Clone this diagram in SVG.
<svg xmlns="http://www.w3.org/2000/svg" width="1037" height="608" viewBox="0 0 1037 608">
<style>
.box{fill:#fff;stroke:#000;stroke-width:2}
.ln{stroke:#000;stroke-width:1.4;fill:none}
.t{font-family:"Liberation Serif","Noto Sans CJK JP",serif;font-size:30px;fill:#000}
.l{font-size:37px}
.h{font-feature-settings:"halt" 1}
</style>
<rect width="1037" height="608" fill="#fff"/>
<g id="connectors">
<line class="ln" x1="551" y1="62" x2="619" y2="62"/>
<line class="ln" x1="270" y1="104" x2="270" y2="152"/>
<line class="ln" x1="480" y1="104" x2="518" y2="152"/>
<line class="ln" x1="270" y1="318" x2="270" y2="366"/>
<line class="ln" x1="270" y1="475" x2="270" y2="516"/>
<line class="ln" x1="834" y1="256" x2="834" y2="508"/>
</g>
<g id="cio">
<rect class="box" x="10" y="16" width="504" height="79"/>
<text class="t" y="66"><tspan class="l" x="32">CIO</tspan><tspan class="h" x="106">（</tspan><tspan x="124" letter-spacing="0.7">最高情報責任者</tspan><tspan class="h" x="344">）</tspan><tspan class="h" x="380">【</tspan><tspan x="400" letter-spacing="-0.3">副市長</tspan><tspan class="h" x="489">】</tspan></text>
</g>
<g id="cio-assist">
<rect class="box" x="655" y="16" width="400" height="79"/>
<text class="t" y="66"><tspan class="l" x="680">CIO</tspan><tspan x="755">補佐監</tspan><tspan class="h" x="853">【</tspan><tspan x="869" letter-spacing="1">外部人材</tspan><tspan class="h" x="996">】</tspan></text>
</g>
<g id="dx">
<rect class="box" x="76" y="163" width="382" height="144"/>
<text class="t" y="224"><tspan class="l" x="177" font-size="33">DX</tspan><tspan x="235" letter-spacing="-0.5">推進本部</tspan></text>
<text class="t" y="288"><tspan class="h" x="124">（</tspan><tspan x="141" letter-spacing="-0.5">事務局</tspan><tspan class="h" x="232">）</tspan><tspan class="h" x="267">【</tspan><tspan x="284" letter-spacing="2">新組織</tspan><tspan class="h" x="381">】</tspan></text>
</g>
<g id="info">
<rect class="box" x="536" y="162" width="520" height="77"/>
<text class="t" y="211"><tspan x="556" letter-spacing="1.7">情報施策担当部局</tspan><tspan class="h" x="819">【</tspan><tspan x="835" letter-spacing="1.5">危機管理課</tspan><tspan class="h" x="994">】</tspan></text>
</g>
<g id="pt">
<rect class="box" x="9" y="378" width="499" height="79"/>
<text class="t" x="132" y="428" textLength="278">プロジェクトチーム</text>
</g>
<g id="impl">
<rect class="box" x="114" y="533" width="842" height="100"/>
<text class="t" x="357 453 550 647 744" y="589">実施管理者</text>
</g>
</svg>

------------------------------------

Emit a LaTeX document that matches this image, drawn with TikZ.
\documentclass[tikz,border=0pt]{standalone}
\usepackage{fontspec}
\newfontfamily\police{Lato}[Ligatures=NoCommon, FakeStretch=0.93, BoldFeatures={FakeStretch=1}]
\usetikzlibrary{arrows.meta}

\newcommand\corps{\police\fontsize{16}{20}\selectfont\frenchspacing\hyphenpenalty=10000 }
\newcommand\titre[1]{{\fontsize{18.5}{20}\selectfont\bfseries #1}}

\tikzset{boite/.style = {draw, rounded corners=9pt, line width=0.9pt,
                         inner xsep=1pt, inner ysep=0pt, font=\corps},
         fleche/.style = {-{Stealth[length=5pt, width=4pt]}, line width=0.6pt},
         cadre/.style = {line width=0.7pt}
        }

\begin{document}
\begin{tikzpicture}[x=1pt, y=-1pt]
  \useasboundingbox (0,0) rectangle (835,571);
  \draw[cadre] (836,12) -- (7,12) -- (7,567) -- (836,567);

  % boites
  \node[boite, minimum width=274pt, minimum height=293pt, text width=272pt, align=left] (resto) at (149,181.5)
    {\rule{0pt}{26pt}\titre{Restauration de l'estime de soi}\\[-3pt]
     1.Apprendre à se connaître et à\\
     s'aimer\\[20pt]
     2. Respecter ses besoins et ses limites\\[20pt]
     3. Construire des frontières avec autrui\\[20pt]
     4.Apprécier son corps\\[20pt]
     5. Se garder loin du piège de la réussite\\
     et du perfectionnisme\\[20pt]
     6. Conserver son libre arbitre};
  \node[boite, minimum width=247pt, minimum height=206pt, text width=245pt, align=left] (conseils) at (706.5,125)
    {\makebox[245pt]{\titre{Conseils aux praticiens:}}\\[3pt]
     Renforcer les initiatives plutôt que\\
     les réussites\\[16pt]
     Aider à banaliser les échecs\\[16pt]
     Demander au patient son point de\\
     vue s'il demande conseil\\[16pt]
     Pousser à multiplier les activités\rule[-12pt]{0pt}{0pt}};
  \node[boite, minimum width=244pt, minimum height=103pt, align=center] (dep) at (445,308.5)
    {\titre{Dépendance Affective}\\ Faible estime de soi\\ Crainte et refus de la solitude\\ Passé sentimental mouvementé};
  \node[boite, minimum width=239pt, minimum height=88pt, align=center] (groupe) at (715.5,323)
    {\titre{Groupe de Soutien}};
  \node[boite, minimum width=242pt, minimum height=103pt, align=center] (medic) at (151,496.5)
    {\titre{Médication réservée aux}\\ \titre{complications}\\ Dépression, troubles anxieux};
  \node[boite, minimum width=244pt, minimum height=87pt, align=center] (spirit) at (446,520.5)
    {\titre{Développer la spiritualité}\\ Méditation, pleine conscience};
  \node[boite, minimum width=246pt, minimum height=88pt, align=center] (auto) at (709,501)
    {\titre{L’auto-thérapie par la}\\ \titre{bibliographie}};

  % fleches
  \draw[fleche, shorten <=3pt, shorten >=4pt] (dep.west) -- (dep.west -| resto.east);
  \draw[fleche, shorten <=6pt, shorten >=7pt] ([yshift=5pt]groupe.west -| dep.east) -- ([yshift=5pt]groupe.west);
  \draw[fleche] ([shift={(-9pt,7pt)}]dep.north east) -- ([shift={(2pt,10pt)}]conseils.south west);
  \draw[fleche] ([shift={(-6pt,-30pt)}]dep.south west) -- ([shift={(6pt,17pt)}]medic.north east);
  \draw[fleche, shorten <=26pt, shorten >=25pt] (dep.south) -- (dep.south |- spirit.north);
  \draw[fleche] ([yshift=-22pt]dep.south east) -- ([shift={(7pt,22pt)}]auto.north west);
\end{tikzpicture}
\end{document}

------------------------------------

■ **Work required**: In the listing, find every line with the word "this" and state how many there are, nothing more.

■ **The reply**: 2